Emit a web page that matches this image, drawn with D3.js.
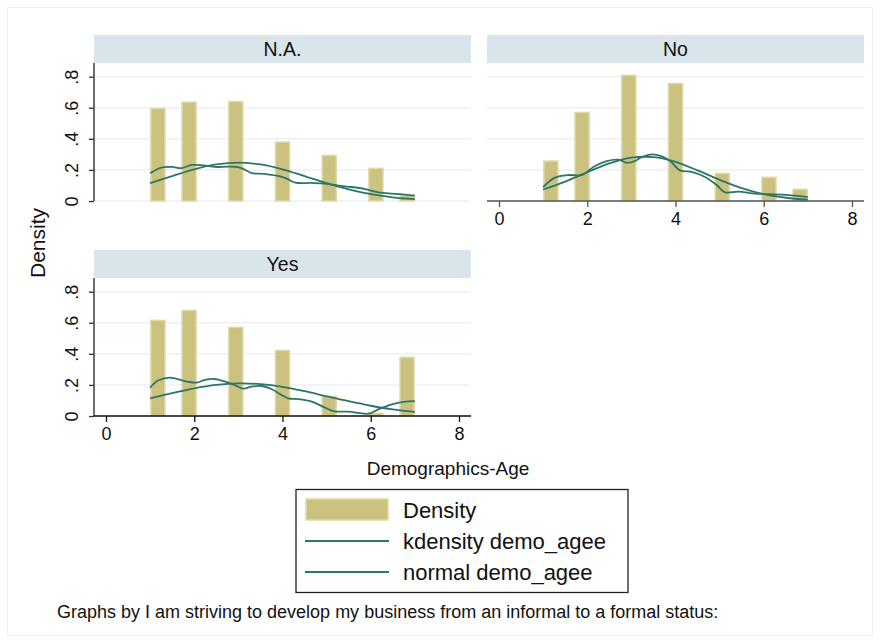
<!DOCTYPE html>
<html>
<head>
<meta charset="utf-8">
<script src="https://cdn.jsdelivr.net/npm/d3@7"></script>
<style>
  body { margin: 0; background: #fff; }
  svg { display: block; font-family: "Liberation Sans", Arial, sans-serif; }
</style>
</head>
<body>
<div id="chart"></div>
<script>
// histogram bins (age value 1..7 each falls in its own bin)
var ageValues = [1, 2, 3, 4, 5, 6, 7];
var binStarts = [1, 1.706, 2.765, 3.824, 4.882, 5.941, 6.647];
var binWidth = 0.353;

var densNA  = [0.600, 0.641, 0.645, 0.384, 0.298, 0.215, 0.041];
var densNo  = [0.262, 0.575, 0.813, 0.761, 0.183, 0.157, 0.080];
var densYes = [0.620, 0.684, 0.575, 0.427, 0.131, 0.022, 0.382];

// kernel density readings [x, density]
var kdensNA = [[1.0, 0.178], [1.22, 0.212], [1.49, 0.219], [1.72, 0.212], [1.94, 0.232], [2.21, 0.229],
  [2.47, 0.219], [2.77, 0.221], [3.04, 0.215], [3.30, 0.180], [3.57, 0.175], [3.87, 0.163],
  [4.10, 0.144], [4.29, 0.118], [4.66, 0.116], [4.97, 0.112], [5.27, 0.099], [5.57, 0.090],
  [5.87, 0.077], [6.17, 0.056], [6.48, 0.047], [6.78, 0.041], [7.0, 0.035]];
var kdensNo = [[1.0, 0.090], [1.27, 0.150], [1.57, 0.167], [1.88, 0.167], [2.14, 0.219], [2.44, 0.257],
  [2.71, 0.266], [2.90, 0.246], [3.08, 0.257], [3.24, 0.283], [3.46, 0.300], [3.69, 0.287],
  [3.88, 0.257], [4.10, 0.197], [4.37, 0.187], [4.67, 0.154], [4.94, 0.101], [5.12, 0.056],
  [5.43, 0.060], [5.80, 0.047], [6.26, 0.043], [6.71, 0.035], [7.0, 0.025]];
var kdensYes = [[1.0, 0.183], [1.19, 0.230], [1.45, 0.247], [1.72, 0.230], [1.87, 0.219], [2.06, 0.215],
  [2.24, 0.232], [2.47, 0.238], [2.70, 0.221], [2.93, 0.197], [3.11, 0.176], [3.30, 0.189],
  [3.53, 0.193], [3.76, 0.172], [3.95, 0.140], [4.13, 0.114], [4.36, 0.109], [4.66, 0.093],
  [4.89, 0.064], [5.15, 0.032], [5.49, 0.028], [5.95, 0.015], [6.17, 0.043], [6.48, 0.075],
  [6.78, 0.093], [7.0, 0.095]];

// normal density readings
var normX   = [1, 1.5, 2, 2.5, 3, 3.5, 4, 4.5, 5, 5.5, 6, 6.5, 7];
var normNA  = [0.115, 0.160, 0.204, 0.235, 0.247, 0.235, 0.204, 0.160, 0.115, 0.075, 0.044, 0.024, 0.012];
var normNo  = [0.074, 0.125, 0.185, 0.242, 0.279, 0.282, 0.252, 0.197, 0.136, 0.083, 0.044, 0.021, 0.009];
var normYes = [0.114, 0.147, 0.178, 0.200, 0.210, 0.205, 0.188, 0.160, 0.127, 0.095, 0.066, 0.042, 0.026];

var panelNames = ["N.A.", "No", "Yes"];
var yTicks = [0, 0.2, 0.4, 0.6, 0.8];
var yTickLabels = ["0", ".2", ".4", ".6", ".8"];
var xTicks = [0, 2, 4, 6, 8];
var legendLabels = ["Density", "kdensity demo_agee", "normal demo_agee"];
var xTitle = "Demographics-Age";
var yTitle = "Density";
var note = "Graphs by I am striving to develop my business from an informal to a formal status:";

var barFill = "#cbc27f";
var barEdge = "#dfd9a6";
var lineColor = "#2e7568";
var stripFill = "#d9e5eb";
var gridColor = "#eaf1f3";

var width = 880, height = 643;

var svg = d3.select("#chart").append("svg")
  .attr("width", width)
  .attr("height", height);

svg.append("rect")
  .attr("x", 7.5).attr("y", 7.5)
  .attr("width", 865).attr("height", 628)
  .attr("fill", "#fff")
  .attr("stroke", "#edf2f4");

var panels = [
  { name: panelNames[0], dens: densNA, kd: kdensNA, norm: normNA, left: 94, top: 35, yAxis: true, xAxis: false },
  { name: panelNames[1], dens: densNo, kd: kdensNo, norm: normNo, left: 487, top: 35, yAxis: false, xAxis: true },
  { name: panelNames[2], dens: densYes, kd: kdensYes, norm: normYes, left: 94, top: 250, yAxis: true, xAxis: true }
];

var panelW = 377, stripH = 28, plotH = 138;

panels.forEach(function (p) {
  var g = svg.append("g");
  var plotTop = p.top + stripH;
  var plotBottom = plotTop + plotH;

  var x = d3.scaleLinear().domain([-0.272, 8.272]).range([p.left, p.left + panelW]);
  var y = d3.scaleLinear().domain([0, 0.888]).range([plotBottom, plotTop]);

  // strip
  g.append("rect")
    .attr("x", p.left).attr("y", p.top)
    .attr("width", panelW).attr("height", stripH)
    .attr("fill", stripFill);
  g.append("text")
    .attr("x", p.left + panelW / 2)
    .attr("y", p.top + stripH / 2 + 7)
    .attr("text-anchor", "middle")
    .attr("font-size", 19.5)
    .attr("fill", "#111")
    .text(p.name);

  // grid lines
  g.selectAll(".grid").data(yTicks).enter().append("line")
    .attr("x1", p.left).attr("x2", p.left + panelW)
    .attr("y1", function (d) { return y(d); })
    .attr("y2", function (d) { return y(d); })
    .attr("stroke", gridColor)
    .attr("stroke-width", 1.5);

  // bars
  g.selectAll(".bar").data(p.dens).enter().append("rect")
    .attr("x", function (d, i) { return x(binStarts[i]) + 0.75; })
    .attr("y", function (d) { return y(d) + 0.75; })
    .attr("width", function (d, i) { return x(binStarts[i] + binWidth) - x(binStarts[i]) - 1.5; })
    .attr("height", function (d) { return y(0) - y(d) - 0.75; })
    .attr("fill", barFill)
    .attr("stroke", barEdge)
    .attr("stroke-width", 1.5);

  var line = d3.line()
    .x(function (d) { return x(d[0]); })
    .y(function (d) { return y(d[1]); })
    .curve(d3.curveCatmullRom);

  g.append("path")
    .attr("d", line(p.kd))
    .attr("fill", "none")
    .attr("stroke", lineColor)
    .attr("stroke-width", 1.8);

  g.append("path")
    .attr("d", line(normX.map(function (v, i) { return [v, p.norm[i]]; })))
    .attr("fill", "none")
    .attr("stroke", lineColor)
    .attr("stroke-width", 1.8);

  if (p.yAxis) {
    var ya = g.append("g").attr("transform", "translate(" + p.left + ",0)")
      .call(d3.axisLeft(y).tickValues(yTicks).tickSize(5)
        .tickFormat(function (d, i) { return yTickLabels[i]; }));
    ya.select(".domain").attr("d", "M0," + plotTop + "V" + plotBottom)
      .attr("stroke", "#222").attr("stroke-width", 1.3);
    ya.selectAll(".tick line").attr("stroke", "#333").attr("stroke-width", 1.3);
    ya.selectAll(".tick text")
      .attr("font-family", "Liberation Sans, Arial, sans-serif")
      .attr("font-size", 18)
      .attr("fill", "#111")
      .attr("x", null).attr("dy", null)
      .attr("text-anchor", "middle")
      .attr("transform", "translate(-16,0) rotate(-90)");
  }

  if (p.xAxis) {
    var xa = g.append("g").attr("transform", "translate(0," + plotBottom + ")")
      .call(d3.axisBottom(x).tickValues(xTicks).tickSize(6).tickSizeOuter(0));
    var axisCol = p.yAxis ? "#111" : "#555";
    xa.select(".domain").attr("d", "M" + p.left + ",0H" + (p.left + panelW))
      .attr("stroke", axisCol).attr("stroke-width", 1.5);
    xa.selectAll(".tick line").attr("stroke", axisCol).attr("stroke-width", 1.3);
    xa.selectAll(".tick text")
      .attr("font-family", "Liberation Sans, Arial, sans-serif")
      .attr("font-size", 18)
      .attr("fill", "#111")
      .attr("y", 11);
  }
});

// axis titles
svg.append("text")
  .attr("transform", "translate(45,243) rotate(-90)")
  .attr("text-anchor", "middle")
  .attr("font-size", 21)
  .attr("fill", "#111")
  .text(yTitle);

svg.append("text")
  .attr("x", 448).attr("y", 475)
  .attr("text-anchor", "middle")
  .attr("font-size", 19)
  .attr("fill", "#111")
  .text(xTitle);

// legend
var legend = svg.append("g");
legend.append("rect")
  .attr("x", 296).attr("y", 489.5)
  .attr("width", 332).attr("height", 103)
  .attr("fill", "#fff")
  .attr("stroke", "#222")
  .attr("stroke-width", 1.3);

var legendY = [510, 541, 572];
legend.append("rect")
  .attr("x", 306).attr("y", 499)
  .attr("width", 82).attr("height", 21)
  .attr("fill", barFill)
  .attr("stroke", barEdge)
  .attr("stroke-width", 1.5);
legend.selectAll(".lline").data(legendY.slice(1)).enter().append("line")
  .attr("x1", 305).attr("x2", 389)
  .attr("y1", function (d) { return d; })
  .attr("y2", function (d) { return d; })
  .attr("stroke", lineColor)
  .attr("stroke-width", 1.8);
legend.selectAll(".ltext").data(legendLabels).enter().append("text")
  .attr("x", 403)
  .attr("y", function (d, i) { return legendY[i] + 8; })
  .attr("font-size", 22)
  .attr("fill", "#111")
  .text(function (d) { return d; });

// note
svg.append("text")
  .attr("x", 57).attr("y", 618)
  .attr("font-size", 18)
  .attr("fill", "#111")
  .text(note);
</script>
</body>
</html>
========
Given instruction: Give again, word for word, every line from the top of the data above to the line holding "var densYes = [0.620, 0.684, 0.575, 0.427, 0.131, 0.022, 0.382];", inclusive, with the pictures left out.

Solved problem:
Emit a web page that matches this image, drawn with D3.js.
<!DOCTYPE html>
<html>
<head>
<meta charset="utf-8">
<script src="https://cdn.jsdelivr.net/npm/d3@7"></script>
<style>
  body { margin: 0; background: #fff; }
  svg { display: block; font-family: "Liberation Sans", Arial, sans-serif; }
</style>
</head>
<body>
<div id="chart"></div>
<script>
// histogram bins (age value 1..7 each falls in its own bin)
var ageValues = [1, 2, 3, 4, 5, 6, 7];
var binStarts = [1, 1.706, 2.765, 3.824, 4.882, 5.941, 6.647];
var binWidth = 0.353;

var densNA  = [0.600, 0.641, 0.645, 0.384, 0.298, 0.215, 0.041];
var densNo  = [0.262, 0.575, 0.813, 0.761, 0.183, 0.157, 0.080];
var densYes = [0.620, 0.684, 0.575, 0.427, 0.131, 0.022, 0.382];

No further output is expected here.